The Foreign exchange market deals with the trading of different foreign currencies. One currency is traded for another in the foreign exchange market only. Presently the market is by far the largest financial market in the world.
The trade in a foreign exchange market includes trading of different currencies between large banks, central banks, currency speculators, multinational corporations, governments, and other financial markets and institutions. Individuals constitute a very small fraction of this market and they participate only through brokers or banks and most of the times they are subject to forex scams.
The foreign exchange market is unique because of many factors such as its trading volumes, its geographical dispersion and the extreme liquidity of the market. Beside that the large number and variety of traders in the market and its long trading hours that is round the clock operation throughout the week except on weekends make it unique.
The average daily turnover in traditional markets is estimated to be over $3 trillion. This is more than ten times the size of the combined daily turnover on all the world's equity markets. Foreign exchange trade has more than doubled since 2001; this is largely due to the growing importance of foreign exchange as an asset. The internet trading platform has also made it easier for retail traders to trade in the market.

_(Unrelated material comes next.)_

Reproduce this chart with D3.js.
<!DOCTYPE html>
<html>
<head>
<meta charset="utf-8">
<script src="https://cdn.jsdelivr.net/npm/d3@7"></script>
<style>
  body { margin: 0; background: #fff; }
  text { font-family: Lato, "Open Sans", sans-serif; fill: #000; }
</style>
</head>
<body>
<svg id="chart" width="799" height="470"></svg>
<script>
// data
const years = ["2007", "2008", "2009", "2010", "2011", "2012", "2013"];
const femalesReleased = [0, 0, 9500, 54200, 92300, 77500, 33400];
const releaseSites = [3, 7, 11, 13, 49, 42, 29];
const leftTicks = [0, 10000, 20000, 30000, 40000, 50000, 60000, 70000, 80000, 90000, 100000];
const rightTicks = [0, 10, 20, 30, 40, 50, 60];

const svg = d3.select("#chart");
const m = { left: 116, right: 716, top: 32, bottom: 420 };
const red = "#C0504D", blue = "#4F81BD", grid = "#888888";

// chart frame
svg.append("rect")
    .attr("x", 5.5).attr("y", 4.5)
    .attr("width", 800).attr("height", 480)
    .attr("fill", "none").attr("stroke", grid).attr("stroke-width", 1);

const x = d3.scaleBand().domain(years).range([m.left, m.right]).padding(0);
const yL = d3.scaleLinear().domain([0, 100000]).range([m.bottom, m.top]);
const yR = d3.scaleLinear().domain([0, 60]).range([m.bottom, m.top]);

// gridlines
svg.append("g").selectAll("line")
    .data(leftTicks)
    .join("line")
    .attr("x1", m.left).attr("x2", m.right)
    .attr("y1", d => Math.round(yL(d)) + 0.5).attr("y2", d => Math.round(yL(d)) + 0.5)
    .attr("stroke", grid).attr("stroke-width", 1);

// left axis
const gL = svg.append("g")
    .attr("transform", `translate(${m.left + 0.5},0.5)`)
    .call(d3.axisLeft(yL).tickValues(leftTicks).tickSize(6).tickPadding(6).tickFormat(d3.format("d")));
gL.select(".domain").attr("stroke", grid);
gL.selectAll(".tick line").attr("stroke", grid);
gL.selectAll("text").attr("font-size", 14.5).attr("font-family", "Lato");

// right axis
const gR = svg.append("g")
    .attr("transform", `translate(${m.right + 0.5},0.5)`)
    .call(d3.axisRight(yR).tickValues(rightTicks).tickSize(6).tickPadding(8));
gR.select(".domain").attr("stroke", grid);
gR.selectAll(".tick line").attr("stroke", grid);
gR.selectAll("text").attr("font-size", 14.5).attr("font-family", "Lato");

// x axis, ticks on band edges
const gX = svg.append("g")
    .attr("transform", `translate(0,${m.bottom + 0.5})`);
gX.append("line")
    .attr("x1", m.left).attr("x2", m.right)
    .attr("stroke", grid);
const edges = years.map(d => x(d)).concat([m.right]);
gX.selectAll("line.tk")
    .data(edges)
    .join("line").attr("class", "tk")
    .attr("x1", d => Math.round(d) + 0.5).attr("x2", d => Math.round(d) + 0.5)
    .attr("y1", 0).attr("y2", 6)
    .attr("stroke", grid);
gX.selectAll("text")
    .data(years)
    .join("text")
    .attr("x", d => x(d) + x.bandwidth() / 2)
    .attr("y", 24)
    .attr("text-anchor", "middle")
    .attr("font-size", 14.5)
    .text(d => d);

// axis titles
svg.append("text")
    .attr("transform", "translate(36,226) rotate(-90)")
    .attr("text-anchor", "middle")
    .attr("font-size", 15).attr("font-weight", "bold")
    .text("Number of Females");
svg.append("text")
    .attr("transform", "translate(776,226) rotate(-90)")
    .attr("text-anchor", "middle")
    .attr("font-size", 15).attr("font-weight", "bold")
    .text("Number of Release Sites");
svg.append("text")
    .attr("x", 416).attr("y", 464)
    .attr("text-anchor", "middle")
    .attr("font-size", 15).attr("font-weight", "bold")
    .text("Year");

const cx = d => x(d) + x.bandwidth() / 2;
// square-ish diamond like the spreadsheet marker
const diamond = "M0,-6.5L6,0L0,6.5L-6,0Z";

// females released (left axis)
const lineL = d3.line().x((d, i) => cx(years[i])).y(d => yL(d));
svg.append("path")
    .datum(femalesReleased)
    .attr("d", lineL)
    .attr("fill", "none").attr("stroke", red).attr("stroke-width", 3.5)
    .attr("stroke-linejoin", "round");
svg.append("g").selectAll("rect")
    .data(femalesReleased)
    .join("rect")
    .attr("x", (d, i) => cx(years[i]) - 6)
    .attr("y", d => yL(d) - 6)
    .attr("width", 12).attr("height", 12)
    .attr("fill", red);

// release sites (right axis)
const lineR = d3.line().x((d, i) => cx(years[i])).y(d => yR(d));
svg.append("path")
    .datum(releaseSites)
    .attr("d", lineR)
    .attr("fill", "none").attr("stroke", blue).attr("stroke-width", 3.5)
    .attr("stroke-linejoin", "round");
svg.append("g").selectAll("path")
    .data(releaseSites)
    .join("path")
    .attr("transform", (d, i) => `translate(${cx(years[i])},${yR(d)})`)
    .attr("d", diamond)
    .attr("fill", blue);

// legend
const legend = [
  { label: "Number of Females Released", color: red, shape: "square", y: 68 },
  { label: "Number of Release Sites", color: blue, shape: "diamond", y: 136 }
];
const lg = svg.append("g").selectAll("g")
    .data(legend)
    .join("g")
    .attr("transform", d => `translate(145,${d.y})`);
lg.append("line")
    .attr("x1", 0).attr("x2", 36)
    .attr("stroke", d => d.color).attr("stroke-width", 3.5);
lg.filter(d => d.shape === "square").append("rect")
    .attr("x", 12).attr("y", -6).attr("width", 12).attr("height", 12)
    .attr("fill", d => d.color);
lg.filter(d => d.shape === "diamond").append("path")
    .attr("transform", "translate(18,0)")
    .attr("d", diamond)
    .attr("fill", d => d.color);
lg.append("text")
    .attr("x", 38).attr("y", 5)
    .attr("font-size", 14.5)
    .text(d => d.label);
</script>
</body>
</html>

Essentially the foreign exchange market is an over the counter market where the dealers negotiate directly with each another. The biggest foreign exchange trading centre is the UK. Majority of the trade is handled by the institutions like Deutsche Bank, UBS AG, Citigroup incorporated, Royal Bank of Scotland, Barclays Capital, Bank of America, HSBC, Goldman Sachs, JP Morgan, Morgan Stanley.
These large international banks frequently provide the market with buy and sell prices of the different currencies. Minimum trading size for most of the deals is usually kept at 100,000 units of that particular currency; this is a known popularly as a standard lot. Unlike a stock market, the foreign exchange market is divided into levels of access. This is due to volume of transactions. Central banks of various countries also participate in the market to align currencies to their economic needs.

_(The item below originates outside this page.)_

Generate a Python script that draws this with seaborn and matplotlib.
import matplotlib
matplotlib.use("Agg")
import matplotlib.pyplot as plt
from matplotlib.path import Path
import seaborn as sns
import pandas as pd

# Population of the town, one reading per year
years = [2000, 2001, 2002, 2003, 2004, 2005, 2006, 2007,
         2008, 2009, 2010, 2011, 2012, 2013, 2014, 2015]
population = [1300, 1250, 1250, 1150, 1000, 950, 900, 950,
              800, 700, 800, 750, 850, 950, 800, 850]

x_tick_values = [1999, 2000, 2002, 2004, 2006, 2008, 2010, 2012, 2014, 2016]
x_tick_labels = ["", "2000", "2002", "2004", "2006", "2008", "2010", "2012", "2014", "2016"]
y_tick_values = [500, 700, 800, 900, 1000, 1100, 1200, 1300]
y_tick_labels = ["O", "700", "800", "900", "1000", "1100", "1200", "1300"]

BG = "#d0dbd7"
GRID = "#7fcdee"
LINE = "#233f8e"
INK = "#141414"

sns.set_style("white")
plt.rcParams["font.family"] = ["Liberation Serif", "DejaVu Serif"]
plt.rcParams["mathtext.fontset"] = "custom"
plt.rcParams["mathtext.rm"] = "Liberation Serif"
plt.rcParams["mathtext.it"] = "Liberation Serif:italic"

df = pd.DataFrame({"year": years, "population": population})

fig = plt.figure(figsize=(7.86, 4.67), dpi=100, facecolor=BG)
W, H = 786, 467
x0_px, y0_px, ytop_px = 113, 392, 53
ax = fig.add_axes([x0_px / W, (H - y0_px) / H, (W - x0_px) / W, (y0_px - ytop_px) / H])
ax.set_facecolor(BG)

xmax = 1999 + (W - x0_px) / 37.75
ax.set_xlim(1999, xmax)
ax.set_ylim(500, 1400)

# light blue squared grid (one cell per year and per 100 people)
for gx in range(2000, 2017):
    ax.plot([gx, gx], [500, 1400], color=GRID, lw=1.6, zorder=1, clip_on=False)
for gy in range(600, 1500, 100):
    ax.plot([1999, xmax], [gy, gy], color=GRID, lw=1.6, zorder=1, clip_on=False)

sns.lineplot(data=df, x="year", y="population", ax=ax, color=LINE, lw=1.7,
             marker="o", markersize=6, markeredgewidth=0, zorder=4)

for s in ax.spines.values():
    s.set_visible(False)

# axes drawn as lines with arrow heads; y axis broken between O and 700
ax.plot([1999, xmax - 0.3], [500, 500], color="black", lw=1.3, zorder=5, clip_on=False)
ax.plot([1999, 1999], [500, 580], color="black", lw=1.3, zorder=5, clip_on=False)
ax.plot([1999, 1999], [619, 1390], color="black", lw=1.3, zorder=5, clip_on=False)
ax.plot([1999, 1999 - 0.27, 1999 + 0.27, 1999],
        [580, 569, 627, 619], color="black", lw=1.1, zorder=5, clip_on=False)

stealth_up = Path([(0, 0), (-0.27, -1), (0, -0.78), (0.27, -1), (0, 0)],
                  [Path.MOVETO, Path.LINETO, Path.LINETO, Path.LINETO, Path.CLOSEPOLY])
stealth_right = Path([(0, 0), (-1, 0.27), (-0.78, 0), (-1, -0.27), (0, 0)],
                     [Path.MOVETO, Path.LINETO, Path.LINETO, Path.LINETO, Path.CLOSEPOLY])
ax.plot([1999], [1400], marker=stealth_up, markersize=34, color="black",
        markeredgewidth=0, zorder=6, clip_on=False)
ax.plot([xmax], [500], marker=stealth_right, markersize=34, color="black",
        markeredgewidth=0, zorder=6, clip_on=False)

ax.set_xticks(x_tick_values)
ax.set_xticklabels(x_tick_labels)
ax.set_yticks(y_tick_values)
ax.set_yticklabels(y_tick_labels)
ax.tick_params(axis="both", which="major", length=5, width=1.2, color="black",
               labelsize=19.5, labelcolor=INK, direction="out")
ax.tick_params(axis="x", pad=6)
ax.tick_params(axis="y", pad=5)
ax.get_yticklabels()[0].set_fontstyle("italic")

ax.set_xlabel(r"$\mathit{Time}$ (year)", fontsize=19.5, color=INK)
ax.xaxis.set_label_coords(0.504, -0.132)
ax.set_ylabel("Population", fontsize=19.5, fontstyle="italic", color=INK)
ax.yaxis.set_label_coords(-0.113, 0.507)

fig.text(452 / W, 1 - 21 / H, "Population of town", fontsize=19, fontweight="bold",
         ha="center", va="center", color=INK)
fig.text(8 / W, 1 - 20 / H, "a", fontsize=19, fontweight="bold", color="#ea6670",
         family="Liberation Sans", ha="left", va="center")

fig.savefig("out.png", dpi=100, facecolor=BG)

The bank may trade on behalf of customers, but much of the trading is done by the banks for their own account. A major fraction of this market comes from the financial activities of various companies seeking foreign exchange to pay for goods or services, their trades often have small/ big short term impact on market rates. There are two types of retail brokers who participate in the market such as the brokers offering speculative trading and brokers offering physical delivery of the bought currency.
The foreign exchange rate fluctuations are generally caused by actual currency flows as well as by expectations of changes in currency flows caused by changes in GDP growth, inflation, interest rates, budget and trade deficits or surpluses and other economic conditions of that particular country. The foreign currencies are traded against one another; each pair of currencies thus constitutes an individual product. Although exchange rates are affected by many factors, in the end, currency prices are a result of supply and demand forces, thus its value, are not influenced by any single element, but rather by several.
There are few specific terms that are used frequently in the foreign currency trade like spot. A spot transaction is a two-day delivery transaction, this trade represents a direct exchange between two currencies, it involves the shortest time frame. Next is the Forward, in this type of transaction, money does not actually change hands until some agreed upon future date. Another is the swap, in a swap; two parties exchange currencies for a certain length of time and agree to reverse the transaction at a later date. Speculation also plays a major part in the foreign exchange market and it may cause some currencies to fall or gain for a short time period.